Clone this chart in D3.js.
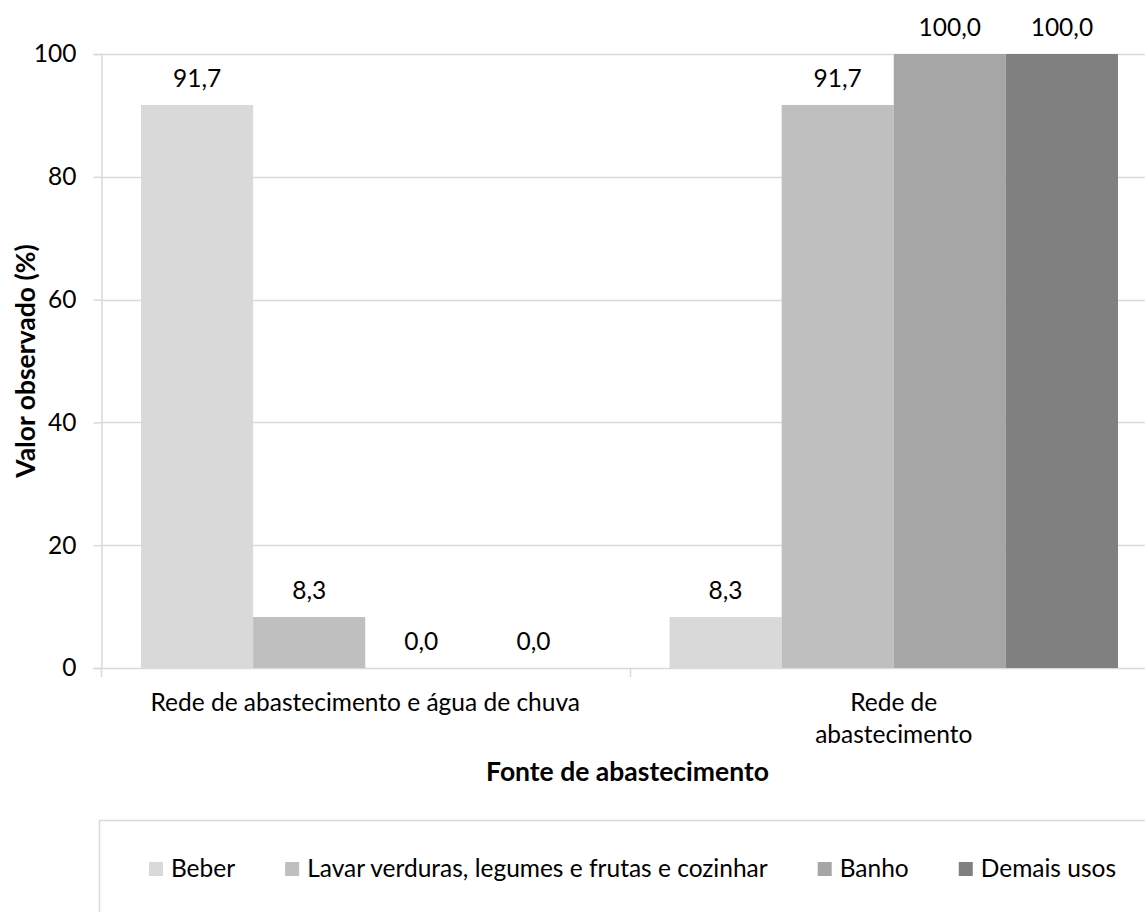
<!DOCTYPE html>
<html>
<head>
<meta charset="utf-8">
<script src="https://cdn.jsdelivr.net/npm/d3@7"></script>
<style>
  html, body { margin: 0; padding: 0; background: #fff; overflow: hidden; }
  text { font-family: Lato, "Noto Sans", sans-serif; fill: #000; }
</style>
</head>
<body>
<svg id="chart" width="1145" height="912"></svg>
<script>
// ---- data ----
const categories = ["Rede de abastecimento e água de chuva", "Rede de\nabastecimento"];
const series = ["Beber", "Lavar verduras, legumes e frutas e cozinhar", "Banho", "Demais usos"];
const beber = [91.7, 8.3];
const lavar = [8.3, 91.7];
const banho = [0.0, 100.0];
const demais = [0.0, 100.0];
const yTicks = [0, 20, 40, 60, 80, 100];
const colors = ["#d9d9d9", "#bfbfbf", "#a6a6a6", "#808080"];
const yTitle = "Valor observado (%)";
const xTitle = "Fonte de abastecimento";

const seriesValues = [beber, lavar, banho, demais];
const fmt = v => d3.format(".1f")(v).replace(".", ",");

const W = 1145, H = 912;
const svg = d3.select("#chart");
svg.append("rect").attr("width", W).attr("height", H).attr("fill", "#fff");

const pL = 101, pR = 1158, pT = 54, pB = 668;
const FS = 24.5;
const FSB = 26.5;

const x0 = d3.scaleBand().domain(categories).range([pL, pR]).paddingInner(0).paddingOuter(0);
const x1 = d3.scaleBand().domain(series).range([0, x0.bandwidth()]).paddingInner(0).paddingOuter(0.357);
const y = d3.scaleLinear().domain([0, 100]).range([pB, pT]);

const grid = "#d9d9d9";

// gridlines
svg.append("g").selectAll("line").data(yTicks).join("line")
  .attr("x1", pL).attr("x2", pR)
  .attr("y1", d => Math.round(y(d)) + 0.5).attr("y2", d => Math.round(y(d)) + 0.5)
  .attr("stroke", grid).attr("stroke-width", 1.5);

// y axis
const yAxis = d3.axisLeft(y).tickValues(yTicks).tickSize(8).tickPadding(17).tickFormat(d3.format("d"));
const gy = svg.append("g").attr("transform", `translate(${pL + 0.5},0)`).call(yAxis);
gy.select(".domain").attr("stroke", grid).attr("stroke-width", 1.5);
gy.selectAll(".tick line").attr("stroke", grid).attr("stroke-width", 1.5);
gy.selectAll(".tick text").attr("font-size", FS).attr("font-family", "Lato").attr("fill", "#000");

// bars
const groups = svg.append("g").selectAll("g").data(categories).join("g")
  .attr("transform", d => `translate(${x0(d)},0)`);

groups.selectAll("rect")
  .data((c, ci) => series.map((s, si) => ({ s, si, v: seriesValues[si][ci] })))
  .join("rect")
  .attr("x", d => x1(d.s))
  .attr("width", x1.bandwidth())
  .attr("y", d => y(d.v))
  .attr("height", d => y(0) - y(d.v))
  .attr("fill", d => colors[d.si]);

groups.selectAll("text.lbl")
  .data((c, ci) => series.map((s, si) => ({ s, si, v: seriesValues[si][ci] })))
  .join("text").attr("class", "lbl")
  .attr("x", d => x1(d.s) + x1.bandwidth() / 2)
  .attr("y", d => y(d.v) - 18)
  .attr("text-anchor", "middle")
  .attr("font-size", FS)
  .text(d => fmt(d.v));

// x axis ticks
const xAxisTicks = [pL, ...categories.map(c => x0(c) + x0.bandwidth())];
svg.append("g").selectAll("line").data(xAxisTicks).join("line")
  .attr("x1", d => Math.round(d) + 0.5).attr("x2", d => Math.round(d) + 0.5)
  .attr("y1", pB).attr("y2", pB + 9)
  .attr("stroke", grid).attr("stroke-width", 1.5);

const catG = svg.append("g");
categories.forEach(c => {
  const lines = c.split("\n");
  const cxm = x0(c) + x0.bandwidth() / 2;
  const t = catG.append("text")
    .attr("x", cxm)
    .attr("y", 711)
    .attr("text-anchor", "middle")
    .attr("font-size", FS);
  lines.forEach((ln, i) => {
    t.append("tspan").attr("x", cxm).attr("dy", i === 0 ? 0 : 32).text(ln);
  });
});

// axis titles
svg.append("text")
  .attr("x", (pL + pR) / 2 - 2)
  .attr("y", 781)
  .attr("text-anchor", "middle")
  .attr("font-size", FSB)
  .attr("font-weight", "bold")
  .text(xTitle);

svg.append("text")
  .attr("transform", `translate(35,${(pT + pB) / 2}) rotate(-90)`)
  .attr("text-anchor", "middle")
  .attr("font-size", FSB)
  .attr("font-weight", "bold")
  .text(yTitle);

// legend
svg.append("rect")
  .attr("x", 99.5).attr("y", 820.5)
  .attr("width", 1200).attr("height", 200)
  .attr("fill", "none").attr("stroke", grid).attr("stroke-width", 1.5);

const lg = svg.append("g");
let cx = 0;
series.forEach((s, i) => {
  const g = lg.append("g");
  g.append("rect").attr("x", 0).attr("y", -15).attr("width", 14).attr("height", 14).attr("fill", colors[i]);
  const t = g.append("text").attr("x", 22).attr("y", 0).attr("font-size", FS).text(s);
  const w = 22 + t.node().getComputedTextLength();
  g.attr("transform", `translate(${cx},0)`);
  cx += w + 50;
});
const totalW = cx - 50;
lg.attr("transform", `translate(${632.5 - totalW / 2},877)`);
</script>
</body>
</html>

• [WORK TO BE COMPLETED]: Reproduce the listing word for word and omit its pictures.

• [EXERCISE RESPONSE]:
Clone this chart in D3.js.
<!DOCTYPE html>
<html>
<head>
<meta charset="utf-8">
<script src="https://cdn.jsdelivr.net/npm/d3@7"></script>
<style>
  html, body { margin: 0; padding: 0; background: #fff; overflow: hidden; }
  text { font-family: Lato, "Noto Sans", sans-serif; fill: #000; }
</style>
</head>
<body>
<svg id="chart" width="1145" height="912"></svg>
<script>
// ---- data ----
const categories = ["Rede de abastecimento e água de chuva", "Rede de\nabastecimento"];
const series = ["Beber", "Lavar verduras, legumes e frutas e cozinhar", "Banho", "Demais usos"];
const beber = [91.7, 8.3];
const lavar = [8.3, 91.7];
const banho = [0.0, 100.0];
const demais = [0.0, 100.0];
const yTicks = [0, 20, 40, 60, 80, 100];
const colors = ["#d9d9d9", "#bfbfbf", "#a6a6a6", "#808080"];
const yTitle = "Valor observado (%)";
const xTitle = "Fonte de abastecimento";

const seriesValues = [beber, lavar, banho, demais];
const fmt = v => d3.format(".1f")(v).replace(".", ",");

const W = 1145, H = 912;
const svg = d3.select("#chart");
svg.append("rect").attr("width", W).attr("height", H).attr("fill", "#fff");

const pL = 101, pR = 1158, pT = 54, pB = 668;
const FS = 24.5;
const FSB = 26.5;

const x0 = d3.scaleBand().domain(categories).range([pL, pR]).paddingInner(0).paddingOuter(0);
const x1 = d3.scaleBand().domain(series).range([0, x0.bandwidth()]).paddingInner(0).paddingOuter(0.357);
const y = d3.scaleLinear().domain([0, 100]).range([pB, pT]);

const grid = "#d9d9d9";

// gridlines
svg.append("g").selectAll("line").data(yTicks).join("line")
  .attr("x1", pL).attr("x2", pR)
  .attr("y1", d => Math.round(y(d)) + 0.5).attr("y2", d => Math.round(y(d)) + 0.5)
  .attr("stroke", grid).attr("stroke-width", 1.5);

// y axis
const yAxis = d3.axisLeft(y).tickValues(yTicks).tickSize(8).tickPadding(17).tickFormat(d3.format("d"));
const gy = svg.append("g").attr("transform", `translate(${pL + 0.5},0)`).call(yAxis);
gy.select(".domain").attr("stroke", grid).attr("stroke-width", 1.5);
gy.selectAll(".tick line").attr("stroke", grid).attr("stroke-width", 1.5);
gy.selectAll(".tick text").attr("font-size", FS).attr("font-family", "Lato").attr("fill", "#000");

// bars
const groups = svg.append("g").selectAll("g").data(categories).join("g")
  .attr("transform", d => `translate(${x0(d)},0)`);

groups.selectAll("rect")
  .data((c, ci) => series.map((s, si) => ({ s, si, v: seriesValues[si][ci] })))
  .join("rect")
  .attr("x", d => x1(d.s))
  .attr("width", x1.bandwidth())
  .attr("y", d => y(d.v))
  .attr("height", d => y(0) - y(d.v))
  .attr("fill", d => colors[d.si]);

groups.selectAll("text.lbl")
  .data((c, ci) => series.map((s, si) => ({ s, si, v: seriesValues[si][ci] })))
  .join("text").attr("class", "lbl")
  .attr("x", d => x1(d.s) + x1.bandwidth() / 2)
  .attr("y", d => y(d.v) - 18)
  .attr("text-anchor", "middle")
  .attr("font-size", FS)
  .text(d => fmt(d.v));

// x axis ticks
const xAxisTicks = [pL, ...categories.map(c => x0(c) + x0.bandwidth())];
svg.append("g").selectAll("line").data(xAxisTicks).join("line")
  .attr("x1", d => Math.round(d) + 0.5).attr("x2", d => Math.round(d) + 0.5)
  .attr("y1", pB).attr("y2", pB + 9)
  .attr("stroke", grid).attr("stroke-width", 1.5);

const catG = svg.append("g");
categories.forEach(c => {
  const lines = c.split("\n");
  const cxm = x0(c) + x0.bandwidth() / 2;
  const t = catG.append("text")
    .attr("x", cxm)
    .attr("y", 711)
    .attr("text-anchor", "middle")
    .attr("font-size", FS);
  lines.forEach((ln, i) => {
    t.append("tspan").attr("x", cxm).attr("dy", i === 0 ? 0 : 32).text(ln);
  });
});

// axis titles
svg.append("text")
  .attr("x", (pL + pR) / 2 - 2)
  .attr("y", 781)
  .attr("text-anchor", "middle")
  .attr("font-size", FSB)
  .attr("font-weight", "bold")
  .text(xTitle);

svg.append("text")
  .attr("transform", `translate(35,${(pT + pB) / 2}) rotate(-90)`)
  .attr("text-anchor", "middle")
  .attr("font-size", FSB)
  .attr("font-weight", "bold")
  .text(yTitle);

// legend
svg.append("rect")
  .attr("x", 99.5).attr("y", 820.5)
  .attr("width", 1200).attr("height", 200)
  .attr("fill", "none").attr("stroke", grid).attr("stroke-width", 1.5);

const lg = svg.append("g");
let cx = 0;
series.forEach((s, i) => {
  const g = lg.append("g");
  g.append("rect").attr("x", 0).attr("y", -15).attr("width", 14).attr("height", 14).attr("fill", colors[i]);
  const t = g.append("text").attr("x", 22).attr("y", 0).attr("font-size", FS).text(s);
  const w = 22 + t.node().getComputedTextLength();
  g.attr("transform", `translate(${cx},0)`);
  cx += w + 50;
});
const totalW = cx - 50;
lg.attr("transform", `translate(${632.5 - totalW / 2},877)`);
</script>
</body>
</html>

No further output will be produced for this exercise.